Wenig Jobs, wenig Weiterbildung

Firmen vernachlässigen Generation 50 plus

11.12.2008
Von Anja Dilk und Heike Littger

Stress darf kein Tabu-Thema sein

Zusammen mit Andreas Boes vom Institut für Sozialwissenschaftliche Forschung in München und Ulrike Hellert vom Büro Moderne Arbeitszeiten, Dortmund, hat Gerlmaier vor zwei Jahren das Projekt "Demografischer Wandel und Prävention in der IT" (DIWA-IT) aufgesetzt, um zu sensibilisieren. Zielsetzung: Gesundheit und Beschäftigungsfähigkeit der Wissensarbeiter müssen über den gesamten Erwerbsverlauf hinweg gefördert und erhalten werden.

Auch Hans-Jürgen Bossow hält nichts davon, den Blick auf die IT-Experten über 50 zu verengen. Der Betriebsratsvorsitzende bei Beiersdorf Shared Services, Konzerndienstleister der Beiersdorf AG in Hamburg, warnt sogar davor: "Damit spaltet man die Belegschaft. Zumal die Jüngeren unter Stress genauso leiden wie die Älteren." Besser: Altersübergreifend über Stress sprechen. Und die Voraussetzungen schaffen, um auch in der IT bis 67 durchzuhalten.
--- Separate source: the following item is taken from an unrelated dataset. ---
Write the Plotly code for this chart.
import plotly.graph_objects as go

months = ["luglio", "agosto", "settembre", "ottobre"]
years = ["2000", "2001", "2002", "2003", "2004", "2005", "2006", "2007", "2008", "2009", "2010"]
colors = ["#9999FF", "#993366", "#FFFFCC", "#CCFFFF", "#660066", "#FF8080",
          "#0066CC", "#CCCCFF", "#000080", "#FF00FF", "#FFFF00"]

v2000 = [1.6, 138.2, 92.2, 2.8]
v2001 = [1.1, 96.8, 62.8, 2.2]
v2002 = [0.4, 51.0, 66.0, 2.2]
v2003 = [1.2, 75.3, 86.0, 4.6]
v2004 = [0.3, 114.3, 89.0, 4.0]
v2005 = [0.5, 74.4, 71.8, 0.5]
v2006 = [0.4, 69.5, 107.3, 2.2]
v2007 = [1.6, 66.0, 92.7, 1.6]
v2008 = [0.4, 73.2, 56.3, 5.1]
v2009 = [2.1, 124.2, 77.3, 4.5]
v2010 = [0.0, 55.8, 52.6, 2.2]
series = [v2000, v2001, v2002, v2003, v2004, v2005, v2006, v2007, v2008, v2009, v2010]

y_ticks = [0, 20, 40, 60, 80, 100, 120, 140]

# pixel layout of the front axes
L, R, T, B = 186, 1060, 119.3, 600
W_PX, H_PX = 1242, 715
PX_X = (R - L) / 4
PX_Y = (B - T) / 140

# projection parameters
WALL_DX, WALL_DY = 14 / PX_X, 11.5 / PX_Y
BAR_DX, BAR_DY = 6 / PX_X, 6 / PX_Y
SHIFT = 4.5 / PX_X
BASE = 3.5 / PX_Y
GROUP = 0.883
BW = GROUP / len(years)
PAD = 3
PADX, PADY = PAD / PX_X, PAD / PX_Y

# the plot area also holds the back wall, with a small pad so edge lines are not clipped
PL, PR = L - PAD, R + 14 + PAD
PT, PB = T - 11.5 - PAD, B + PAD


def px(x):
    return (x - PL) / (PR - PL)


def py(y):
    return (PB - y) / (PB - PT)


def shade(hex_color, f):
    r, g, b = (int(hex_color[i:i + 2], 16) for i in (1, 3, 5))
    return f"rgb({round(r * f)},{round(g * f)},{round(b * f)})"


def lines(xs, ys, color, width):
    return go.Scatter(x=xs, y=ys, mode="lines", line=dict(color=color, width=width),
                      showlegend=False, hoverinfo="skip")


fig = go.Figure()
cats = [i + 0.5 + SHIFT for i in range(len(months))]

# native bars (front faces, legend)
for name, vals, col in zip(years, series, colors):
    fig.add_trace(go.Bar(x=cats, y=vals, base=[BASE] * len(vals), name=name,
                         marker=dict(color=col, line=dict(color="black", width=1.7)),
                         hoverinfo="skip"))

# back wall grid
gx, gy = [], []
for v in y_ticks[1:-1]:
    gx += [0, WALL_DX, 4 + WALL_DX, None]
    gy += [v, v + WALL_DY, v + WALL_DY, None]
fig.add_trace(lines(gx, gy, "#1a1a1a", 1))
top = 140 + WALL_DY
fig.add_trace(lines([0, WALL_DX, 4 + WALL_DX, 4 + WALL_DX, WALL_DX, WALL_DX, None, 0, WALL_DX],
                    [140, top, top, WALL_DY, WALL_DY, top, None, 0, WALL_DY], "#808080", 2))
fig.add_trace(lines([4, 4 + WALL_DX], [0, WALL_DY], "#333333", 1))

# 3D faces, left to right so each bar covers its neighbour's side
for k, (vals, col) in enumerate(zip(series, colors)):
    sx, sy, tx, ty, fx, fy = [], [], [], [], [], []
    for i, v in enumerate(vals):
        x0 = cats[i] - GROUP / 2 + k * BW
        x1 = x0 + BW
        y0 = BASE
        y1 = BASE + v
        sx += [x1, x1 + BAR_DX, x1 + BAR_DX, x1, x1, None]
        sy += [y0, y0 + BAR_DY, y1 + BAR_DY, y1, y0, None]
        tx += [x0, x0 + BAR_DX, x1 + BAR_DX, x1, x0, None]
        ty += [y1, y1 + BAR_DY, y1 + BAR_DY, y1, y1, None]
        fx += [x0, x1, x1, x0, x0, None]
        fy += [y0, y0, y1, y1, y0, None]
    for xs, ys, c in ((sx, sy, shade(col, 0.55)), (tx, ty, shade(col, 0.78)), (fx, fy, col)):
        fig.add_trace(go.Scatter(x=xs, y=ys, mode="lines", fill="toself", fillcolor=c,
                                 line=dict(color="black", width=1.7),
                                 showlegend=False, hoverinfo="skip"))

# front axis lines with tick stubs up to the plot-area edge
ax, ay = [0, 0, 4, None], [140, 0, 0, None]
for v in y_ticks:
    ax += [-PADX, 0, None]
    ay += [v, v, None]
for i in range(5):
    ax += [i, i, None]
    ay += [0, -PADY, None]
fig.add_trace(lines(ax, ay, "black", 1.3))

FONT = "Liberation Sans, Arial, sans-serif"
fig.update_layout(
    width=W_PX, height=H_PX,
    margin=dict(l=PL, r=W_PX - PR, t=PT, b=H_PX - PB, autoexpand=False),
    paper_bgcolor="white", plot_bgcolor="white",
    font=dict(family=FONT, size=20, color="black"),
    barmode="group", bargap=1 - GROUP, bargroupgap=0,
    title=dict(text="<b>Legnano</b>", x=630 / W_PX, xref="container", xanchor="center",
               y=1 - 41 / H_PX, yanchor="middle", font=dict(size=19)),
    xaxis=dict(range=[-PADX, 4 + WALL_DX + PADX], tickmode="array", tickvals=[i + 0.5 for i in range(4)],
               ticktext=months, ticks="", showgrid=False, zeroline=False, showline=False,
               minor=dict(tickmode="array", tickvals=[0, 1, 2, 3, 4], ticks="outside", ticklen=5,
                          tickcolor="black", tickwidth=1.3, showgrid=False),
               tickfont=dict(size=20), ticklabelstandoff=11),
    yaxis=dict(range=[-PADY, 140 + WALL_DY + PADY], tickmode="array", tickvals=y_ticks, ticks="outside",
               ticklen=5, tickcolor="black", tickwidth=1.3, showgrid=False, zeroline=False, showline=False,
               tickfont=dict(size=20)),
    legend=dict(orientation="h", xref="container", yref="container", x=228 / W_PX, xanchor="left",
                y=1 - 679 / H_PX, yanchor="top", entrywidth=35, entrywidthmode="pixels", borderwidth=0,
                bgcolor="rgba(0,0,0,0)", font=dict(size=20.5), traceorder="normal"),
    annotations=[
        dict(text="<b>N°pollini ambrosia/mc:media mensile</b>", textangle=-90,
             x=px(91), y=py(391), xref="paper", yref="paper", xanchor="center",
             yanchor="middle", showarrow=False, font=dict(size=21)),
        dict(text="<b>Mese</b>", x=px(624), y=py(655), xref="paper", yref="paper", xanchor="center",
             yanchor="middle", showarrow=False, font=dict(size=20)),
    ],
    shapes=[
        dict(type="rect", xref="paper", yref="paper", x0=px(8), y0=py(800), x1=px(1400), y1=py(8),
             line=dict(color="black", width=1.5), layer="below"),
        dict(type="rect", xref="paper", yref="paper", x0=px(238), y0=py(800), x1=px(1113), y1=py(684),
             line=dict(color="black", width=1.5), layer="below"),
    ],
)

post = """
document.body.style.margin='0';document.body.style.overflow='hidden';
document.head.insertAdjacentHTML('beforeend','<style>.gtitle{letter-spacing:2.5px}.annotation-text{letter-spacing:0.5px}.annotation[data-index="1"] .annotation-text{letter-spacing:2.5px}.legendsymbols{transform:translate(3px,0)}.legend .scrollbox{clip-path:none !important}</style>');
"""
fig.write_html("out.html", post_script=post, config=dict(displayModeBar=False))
Bossow weiß, wovon er spricht: 2001 begann bei Beiersdorf das bis dahin größte IT-Projekt seines Arbeitgebers, und es wurde, wie er erzählt, "ohne Grenzen gearbeitet. Alle Beteiligten hatten ihre persönlichen Belange dem Erfolg des Projekts untergeordnet." Die Folge: Arbeitszeitkonten mit bis zu 400 Überstunden und etliche Kreislaufzusammenbrüche. Mehrmals stand der Krankenwagen auf dem Firmengelände. "Wir haben damals die Notbremse gezogen. Alle Führungskräfte und 100 Mitarbeiter wurden geschult: Was ist Stress, wie entsteht er, wie kann ich ihm begegnen?" Ergebnis: Die Mitarbeiter arbeiten nur noch in Ausnahmefällen in mehr als einem Großprojekt. Außerdem hat sich das Pausenverhalten verändert. "Mitarbeiter treffen sich zum Tee", so Bossow, "gehen nach der Mittagspause im Park spazieren oder machen Kurzpausen am Fußballkicker." Mit der New Economy habe das alles nichts zu tun. "Damals hat man den Mitarbeitern einen Kicker hingestellt, weil Arbeit rund um die Uhr cool war. Heute lernen sie: Ich muss nachhaltig mit meinen Ressourcen umgehen. Stress ist nicht normal, und auch Arbeiten bis 22 Uhr oder am Wochenende sind es nicht."

Für Thomas Mosch, Mitglied der Bitkom-Geschäftsleitung, ist das ein guter Anfang. Doch er sieht neben den allgemeinen Programmen zur Gesunderhaltung durchaus noch Raum für spezifischere Angebote. Vor wenigen Wochen hat er zusammen mit der IG Metall das Projekt "IT 50plus" ins Leben gerufen. "Wir müssen gezielt die Beschäftigungsfähigkeit älterer Arbeitnehmer verbessern, weil wir damit bessere und schnellere Ergebnisse erzielen." Denn ohne die Älteren wird es mittelfristig nicht gehen. Sein Kritikpunkt: Jeder kenne die Fakten zum demografischen Wandel, doch es fehle an innovativen Konzepten. "Die klassische Karriere kennt nur einen Weg - von unten nach oben -, selbst dann, wenn der Leistungsgipfel von 35, 40 längst überschritten ist."

IGS-Berater Schmitz bietet Unternehmen Schulungen an, wie sie die Fähigkeiten ihrer älteren Mitarbeiter besser nutzen können. Bislang ist die Resonanz verhalten. Freilich sei es auch an den älteren Mitarbeitern selbst, das überholte Karriereraster zu verändern, meint Schmitz. "Das letzte Karrieredrittel muss ich genauso planen wie jeden anderen Karriereschritt: Wo will ich hin, was sind meine Kompetenzen, wo finde ich ein Umfeld, um das zu leben? Wer das systematisch anpackt, wird erkennen, es gibt mehr Möglichkeiten als angenommen."